Task prompt >> Output each entry below as it stands, leaving out every picture.

Task data >>
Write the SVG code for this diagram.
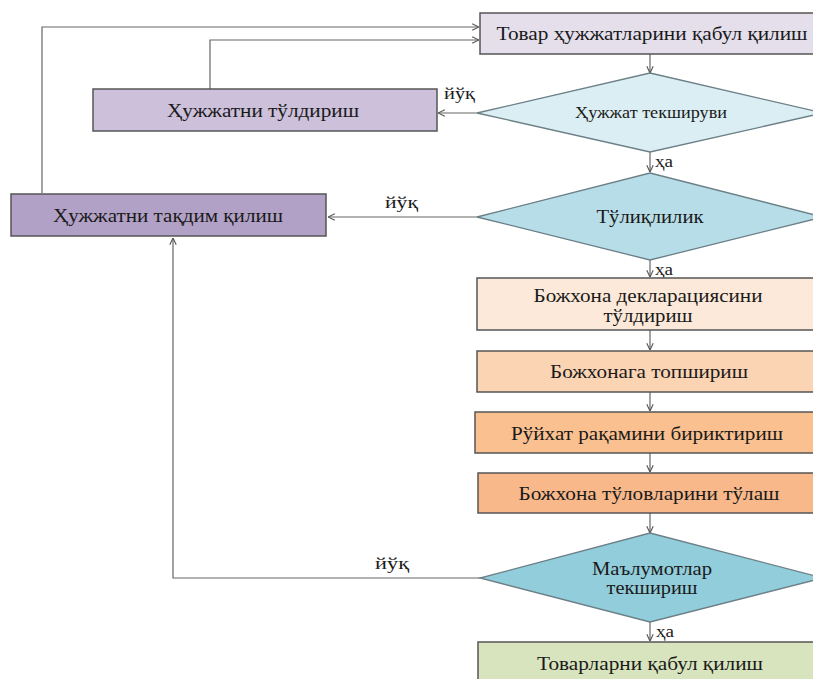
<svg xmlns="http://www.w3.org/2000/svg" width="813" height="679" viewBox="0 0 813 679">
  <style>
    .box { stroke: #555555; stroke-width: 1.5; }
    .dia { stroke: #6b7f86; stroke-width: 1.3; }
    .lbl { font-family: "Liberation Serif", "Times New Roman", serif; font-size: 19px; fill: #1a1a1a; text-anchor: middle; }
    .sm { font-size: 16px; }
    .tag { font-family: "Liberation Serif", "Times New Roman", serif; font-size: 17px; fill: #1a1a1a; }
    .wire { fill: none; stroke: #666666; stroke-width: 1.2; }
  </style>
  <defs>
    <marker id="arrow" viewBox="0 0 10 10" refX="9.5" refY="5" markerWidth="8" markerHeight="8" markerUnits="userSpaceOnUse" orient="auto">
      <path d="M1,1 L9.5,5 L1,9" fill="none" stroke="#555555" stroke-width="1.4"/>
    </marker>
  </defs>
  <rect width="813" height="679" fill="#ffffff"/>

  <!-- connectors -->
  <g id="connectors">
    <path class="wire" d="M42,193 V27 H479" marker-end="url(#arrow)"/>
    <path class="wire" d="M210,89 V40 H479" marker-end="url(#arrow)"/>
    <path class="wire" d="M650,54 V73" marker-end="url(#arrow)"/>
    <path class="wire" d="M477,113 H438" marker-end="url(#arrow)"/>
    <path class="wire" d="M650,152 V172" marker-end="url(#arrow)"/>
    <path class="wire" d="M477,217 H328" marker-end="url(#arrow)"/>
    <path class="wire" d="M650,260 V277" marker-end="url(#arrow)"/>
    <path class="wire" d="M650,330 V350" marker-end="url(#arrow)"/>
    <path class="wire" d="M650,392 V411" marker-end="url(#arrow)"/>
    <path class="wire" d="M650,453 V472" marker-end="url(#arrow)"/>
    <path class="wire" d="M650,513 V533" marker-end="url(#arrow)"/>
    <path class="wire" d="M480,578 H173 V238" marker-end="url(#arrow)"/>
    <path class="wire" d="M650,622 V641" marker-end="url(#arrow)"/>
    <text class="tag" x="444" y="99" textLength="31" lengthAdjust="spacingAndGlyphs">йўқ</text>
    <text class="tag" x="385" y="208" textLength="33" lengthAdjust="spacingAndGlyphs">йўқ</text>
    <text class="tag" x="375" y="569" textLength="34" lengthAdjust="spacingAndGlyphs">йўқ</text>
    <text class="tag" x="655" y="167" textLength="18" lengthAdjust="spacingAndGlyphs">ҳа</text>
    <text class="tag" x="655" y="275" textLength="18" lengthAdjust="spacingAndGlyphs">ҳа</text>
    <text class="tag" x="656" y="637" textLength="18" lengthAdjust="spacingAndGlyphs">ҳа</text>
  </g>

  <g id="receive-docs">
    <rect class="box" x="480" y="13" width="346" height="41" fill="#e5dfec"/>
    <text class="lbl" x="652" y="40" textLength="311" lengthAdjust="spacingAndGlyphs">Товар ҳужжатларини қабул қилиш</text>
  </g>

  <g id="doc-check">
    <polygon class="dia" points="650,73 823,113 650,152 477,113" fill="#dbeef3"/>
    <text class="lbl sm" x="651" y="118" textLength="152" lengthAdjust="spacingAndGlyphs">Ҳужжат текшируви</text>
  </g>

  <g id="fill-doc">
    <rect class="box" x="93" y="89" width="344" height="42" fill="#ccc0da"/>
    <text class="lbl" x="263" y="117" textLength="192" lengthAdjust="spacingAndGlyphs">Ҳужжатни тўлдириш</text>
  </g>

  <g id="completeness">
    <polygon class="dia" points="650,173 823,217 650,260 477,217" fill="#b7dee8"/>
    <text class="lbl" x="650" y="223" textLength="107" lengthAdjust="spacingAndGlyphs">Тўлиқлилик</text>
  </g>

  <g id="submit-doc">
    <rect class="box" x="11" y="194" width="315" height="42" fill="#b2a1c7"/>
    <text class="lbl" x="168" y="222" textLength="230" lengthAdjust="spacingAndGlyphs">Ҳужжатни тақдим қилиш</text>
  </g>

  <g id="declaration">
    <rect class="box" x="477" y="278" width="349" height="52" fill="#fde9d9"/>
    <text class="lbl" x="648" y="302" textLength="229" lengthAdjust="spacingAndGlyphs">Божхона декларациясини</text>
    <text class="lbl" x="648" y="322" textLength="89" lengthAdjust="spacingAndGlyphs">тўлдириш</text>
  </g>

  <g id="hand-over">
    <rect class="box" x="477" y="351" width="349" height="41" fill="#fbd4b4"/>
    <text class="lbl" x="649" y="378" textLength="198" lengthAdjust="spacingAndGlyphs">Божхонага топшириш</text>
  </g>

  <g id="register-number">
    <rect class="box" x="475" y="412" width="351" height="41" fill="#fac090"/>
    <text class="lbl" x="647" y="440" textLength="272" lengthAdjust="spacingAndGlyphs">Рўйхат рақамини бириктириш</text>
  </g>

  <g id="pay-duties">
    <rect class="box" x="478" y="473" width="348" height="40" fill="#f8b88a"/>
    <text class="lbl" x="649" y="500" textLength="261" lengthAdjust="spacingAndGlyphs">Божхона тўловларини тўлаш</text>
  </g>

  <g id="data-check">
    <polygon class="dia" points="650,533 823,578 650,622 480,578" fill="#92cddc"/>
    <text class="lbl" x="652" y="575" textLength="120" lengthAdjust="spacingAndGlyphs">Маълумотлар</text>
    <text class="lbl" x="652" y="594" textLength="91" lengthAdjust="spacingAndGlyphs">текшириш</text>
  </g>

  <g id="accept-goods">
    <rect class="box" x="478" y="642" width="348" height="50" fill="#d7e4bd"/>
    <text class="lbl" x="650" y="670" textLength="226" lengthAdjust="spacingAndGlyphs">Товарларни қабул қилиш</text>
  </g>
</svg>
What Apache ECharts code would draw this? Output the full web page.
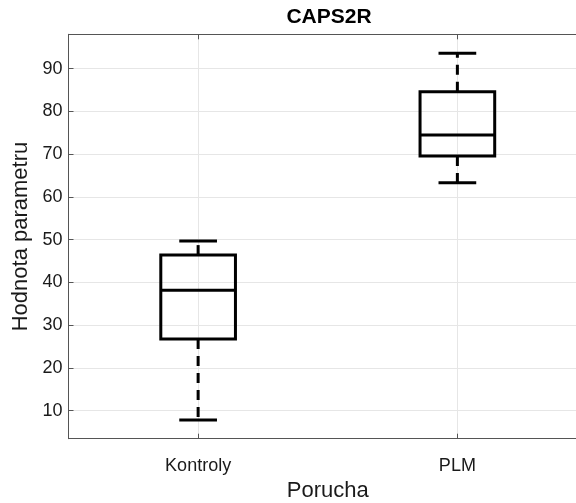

The solution >>
Write the SVG code for this diagram.
<svg xmlns="http://www.w3.org/2000/svg" width="813" height="679" viewBox="0 0 813 679">
  <style>
    .box { stroke: #555555; stroke-width: 1.5; }
    .dia { stroke: #6b7f86; stroke-width: 1.3; }
    .lbl { font-family: "Liberation Serif", "Times New Roman", serif; font-size: 19px; fill: #1a1a1a; text-anchor: middle; }
    .sm { font-size: 16px; }
    .tag { font-family: "Liberation Serif", "Times New Roman", serif; font-size: 17px; fill: #1a1a1a; }
    .wire { fill: none; stroke: #666666; stroke-width: 1.2; }
  </style>
  <defs>
    <marker id="arrow" viewBox="0 0 10 10" refX="9.5" refY="5" markerWidth="8" markerHeight="8" markerUnits="userSpaceOnUse" orient="auto">
      <path d="M1,1 L9.5,5 L1,9" fill="none" stroke="#555555" stroke-width="1.4"/>
    </marker>
  </defs>
  <rect width="813" height="679" fill="#ffffff"/>

  <!-- connectors -->
  <g id="connectors">
    <path class="wire" d="M42,193 V27 H479" marker-end="url(#arrow)"/>
    <path class="wire" d="M210,89 V40 H479" marker-end="url(#arrow)"/>
    <path class="wire" d="M650,54 V73" marker-end="url(#arrow)"/>
    <path class="wire" d="M477,113 H438" marker-end="url(#arrow)"/>
    <path class="wire" d="M650,152 V172" marker-end="url(#arrow)"/>
    <path class="wire" d="M477,217 H328" marker-end="url(#arrow)"/>
    <path class="wire" d="M650,260 V277" marker-end="url(#arrow)"/>
    <path class="wire" d="M650,330 V350" marker-end="url(#arrow)"/>
    <path class="wire" d="M650,392 V411" marker-end="url(#arrow)"/>
    <path class="wire" d="M650,453 V472" marker-end="url(#arrow)"/>
    <path class="wire" d="M650,513 V533" marker-end="url(#arrow)"/>
    <path class="wire" d="M480,578 H173 V238" marker-end="url(#arrow)"/>
    <path class="wire" d="M650,622 V641" marker-end="url(#arrow)"/>
    <text class="tag" x="444" y="99" textLength="31" lengthAdjust="spacingAndGlyphs">йўқ</text>
    <text class="tag" x="385" y="208" textLength="33" lengthAdjust="spacingAndGlyphs">йўқ</text>
    <text class="tag" x="375" y="569" textLength="34" lengthAdjust="spacingAndGlyphs">йўқ</text>
    <text class="tag" x="655" y="167" textLength="18" lengthAdjust="spacingAndGlyphs">ҳа</text>
    <text class="tag" x="655" y="275" textLength="18" lengthAdjust="spacingAndGlyphs">ҳа</text>
    <text class="tag" x="656" y="637" textLength="18" lengthAdjust="spacingAndGlyphs">ҳа</text>
  </g>

  <g id="receive-docs">
    <rect class="box" x="480" y="13" width="346" height="41" fill="#e5dfec"/>
    <text class="lbl" x="652" y="40" textLength="311" lengthAdjust="spacingAndGlyphs">Товар ҳужжатларини қабул қилиш</text>
  </g>

  <g id="doc-check">
    <polygon class="dia" points="650,73 823,113 650,152 477,113" fill="#dbeef3"/>
    <text class="lbl sm" x="651" y="118" textLength="152" lengthAdjust="spacingAndGlyphs">Ҳужжат текшируви</text>
  </g>

  <g id="fill-doc">
    <rect class="box" x="93" y="89" width="344" height="42" fill="#ccc0da"/>
    <text class="lbl" x="263" y="117" textLength="192" lengthAdjust="spacingAndGlyphs">Ҳужжатни тўлдириш</text>
  </g>

  <g id="completeness">
    <polygon class="dia" points="650,173 823,217 650,260 477,217" fill="#b7dee8"/>
    <text class="lbl" x="650" y="223" textLength="107" lengthAdjust="spacingAndGlyphs">Тўлиқлилик</text>
  </g>

  <g id="submit-doc">
    <rect class="box" x="11" y="194" width="315" height="42" fill="#b2a1c7"/>
    <text class="lbl" x="168" y="222" textLength="230" lengthAdjust="spacingAndGlyphs">Ҳужжатни тақдим қилиш</text>
  </g>

  <g id="declaration">
    <rect class="box" x="477" y="278" width="349" height="52" fill="#fde9d9"/>
    <text class="lbl" x="648" y="302" textLength="229" lengthAdjust="spacingAndGlyphs">Божхона декларациясини</text>
    <text class="lbl" x="648" y="322" textLength="89" lengthAdjust="spacingAndGlyphs">тўлдириш</text>
  </g>

  <g id="hand-over">
    <rect class="box" x="477" y="351" width="349" height="41" fill="#fbd4b4"/>
    <text class="lbl" x="649" y="378" textLength="198" lengthAdjust="spacingAndGlyphs">Божхонага топшириш</text>
  </g>

  <g id="register-number">
    <rect class="box" x="475" y="412" width="351" height="41" fill="#fac090"/>
    <text class="lbl" x="647" y="440" textLength="272" lengthAdjust="spacingAndGlyphs">Рўйхат рақамини бириктириш</text>
  </g>

  <g id="pay-duties">
    <rect class="box" x="478" y="473" width="348" height="40" fill="#f8b88a"/>
    <text class="lbl" x="649" y="500" textLength="261" lengthAdjust="spacingAndGlyphs">Божхона тўловларини тўлаш</text>
  </g>

  <g id="data-check">
    <polygon class="dia" points="650,533 823,578 650,622 480,578" fill="#92cddc"/>
    <text class="lbl" x="652" y="575" textLength="120" lengthAdjust="spacingAndGlyphs">Маълумотлар</text>
    <text class="lbl" x="652" y="594" textLength="91" lengthAdjust="spacingAndGlyphs">текшириш</text>
  </g>

  <g id="accept-goods">
    <rect class="box" x="478" y="642" width="348" height="50" fill="#d7e4bd"/>
    <text class="lbl" x="650" y="670" textLength="226" lengthAdjust="spacingAndGlyphs">Товарларни қабул қилиш</text>
  </g>
</svg>
What Apache ECharts code would draw this? Output the full web page.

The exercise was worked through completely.